» **TASK INPUTS**:
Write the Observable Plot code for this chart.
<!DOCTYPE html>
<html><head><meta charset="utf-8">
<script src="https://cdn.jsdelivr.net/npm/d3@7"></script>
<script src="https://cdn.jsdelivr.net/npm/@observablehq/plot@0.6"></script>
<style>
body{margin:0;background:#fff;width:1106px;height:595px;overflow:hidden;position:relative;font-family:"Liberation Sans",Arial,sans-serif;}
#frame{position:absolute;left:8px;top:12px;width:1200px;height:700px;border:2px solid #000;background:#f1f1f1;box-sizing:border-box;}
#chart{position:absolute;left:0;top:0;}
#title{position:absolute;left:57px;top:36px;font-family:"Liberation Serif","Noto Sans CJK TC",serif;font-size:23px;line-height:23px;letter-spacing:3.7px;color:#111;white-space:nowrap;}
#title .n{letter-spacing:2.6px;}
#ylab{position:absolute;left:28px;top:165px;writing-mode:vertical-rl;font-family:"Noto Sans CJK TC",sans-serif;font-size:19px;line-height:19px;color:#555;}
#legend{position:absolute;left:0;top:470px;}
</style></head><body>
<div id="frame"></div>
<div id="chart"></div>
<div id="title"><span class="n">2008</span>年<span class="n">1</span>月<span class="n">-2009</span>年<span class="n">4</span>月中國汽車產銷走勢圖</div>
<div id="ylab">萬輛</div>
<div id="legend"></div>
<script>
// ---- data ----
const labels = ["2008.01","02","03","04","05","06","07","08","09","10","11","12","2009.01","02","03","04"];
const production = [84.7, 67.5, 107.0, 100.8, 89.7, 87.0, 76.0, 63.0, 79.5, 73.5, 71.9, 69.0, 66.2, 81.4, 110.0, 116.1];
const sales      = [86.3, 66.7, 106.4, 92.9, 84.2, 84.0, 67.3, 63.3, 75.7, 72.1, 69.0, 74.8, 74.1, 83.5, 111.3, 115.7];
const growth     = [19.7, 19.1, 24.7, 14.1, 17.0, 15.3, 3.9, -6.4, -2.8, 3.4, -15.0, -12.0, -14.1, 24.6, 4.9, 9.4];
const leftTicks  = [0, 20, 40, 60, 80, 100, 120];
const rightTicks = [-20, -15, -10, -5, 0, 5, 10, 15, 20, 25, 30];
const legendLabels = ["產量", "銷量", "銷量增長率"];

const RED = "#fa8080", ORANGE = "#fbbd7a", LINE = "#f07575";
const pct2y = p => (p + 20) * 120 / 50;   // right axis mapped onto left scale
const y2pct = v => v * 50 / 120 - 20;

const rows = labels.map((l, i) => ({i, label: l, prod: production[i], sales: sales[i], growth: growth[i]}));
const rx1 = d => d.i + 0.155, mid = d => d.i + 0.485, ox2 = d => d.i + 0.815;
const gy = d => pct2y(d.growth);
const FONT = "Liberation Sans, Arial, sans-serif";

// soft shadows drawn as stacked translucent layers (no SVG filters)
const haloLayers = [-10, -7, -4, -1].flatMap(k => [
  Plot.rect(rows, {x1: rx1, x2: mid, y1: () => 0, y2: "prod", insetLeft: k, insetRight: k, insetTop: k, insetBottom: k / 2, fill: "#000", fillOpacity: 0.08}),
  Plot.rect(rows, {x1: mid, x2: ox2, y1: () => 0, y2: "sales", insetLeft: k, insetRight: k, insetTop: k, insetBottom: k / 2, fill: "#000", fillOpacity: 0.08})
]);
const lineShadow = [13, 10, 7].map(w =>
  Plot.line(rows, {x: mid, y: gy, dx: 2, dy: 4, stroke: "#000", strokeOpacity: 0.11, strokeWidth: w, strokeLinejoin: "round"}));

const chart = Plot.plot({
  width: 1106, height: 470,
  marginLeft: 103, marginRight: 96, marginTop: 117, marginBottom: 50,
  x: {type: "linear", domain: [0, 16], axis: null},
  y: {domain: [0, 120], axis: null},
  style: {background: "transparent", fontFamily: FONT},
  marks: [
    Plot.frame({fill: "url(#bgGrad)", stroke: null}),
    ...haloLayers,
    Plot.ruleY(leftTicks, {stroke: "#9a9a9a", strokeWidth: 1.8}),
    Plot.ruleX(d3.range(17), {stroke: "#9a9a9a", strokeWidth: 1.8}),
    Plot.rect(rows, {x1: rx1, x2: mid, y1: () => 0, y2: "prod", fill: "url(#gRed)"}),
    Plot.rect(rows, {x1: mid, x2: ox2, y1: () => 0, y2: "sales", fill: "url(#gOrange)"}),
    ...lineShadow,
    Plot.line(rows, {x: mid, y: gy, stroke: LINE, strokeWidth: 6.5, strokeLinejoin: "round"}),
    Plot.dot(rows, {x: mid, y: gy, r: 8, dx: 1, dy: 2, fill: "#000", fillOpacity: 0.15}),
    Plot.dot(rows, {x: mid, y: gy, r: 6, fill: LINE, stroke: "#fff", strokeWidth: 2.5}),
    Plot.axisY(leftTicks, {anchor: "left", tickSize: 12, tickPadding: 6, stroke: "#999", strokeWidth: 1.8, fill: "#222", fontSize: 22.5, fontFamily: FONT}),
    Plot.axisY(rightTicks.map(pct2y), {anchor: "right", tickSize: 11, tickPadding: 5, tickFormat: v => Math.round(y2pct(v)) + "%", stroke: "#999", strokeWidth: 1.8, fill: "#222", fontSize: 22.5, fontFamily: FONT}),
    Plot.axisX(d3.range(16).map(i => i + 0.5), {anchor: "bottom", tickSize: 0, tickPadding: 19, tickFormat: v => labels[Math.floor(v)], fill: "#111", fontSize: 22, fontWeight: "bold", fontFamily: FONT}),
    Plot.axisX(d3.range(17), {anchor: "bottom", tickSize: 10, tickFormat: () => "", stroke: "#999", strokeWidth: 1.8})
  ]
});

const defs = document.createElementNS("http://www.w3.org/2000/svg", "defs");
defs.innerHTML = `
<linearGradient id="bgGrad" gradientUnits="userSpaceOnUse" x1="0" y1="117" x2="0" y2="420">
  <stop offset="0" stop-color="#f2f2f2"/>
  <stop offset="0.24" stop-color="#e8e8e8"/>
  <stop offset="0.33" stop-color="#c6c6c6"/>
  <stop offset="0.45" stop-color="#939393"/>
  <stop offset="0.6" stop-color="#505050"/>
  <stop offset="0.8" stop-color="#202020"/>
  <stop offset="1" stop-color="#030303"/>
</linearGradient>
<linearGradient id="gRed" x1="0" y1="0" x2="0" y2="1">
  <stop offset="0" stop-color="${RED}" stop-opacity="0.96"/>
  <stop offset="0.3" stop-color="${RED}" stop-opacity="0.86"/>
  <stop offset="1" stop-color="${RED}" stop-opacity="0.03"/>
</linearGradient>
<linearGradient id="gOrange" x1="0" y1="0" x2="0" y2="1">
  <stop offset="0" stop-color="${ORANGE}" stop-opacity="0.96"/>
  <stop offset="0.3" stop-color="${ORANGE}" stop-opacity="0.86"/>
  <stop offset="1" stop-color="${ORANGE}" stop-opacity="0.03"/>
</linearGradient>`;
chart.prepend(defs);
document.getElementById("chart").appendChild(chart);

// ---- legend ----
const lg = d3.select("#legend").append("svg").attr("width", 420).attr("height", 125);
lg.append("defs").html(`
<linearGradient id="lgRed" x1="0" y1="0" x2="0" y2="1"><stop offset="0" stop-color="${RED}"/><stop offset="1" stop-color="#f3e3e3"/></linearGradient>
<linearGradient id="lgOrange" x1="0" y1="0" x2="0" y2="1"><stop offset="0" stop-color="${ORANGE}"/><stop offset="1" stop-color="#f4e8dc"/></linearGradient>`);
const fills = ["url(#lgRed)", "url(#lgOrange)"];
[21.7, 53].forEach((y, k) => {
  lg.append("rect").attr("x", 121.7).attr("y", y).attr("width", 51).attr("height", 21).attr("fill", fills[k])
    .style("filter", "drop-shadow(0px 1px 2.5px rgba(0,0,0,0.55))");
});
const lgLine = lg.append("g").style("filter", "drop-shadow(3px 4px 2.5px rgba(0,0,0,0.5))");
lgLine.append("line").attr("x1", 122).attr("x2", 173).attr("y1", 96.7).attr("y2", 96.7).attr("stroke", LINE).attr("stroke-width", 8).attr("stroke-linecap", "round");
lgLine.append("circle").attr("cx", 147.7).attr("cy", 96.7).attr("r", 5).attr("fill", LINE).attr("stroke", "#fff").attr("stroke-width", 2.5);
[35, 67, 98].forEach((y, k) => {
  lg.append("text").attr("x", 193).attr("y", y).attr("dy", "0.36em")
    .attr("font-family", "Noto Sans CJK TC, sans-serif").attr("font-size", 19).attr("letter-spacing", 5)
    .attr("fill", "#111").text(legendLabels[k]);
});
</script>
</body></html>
* * *
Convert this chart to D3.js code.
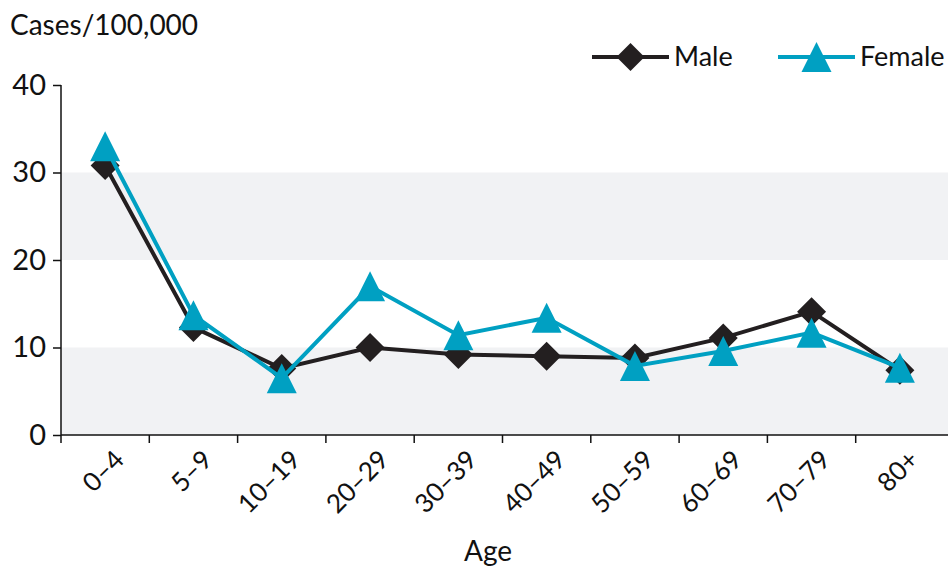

» **TASK GOAL**: Tally the lines of the preceding listing in which the word "this" appears; state nothing but the total.

» **ANSWER TO THE PROBLEM**: 2